Екатерина ограничилась тем, что наблюдала за забавами своих детей, а Маргарита Наваррская пребывала в полнейшем восторге, поскольку за ней много ухаживали и она имела возможность выбирать самых молодых и привлекательных сеньоров. Она была невероятно хороша собой. Но предоставим слово Брантому: «Я как-то видел ее, и другие вместе со мной, одетую в роб белого атласа, с многочисленными украшениями и несколькими алыми вставками, с вуалью из крепа или римского газа каштанового цвета, будто небрежно наброшенной на голову; но никто никогда не созерцал ничего более прекрасного…
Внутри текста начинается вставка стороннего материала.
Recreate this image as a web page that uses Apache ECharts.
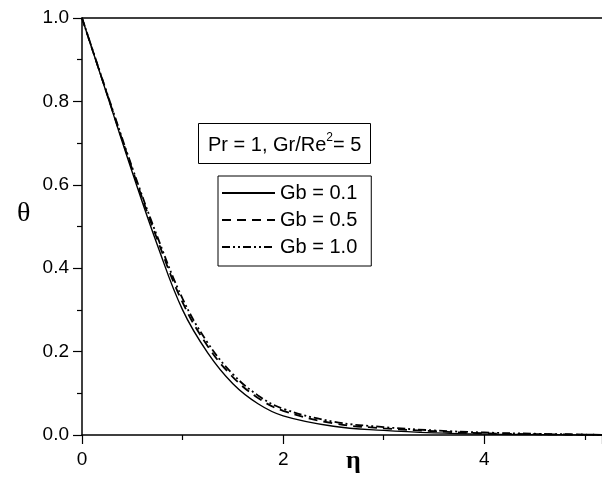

Я также наблюдал иногда, как она делала прическу из своих собственных волос, не прибавляя к ним никаких шиньонов; и, хотя она обладала совершенно черными волосами, доставшимися ей от короля Генриха, ее отца, она столь искусно умела их скручивать, завивать и укладывать по примеру своей сестры, королевы Испании[87], что такая прическа и убор очень шли ей и были лучше, нежели что-либо другое».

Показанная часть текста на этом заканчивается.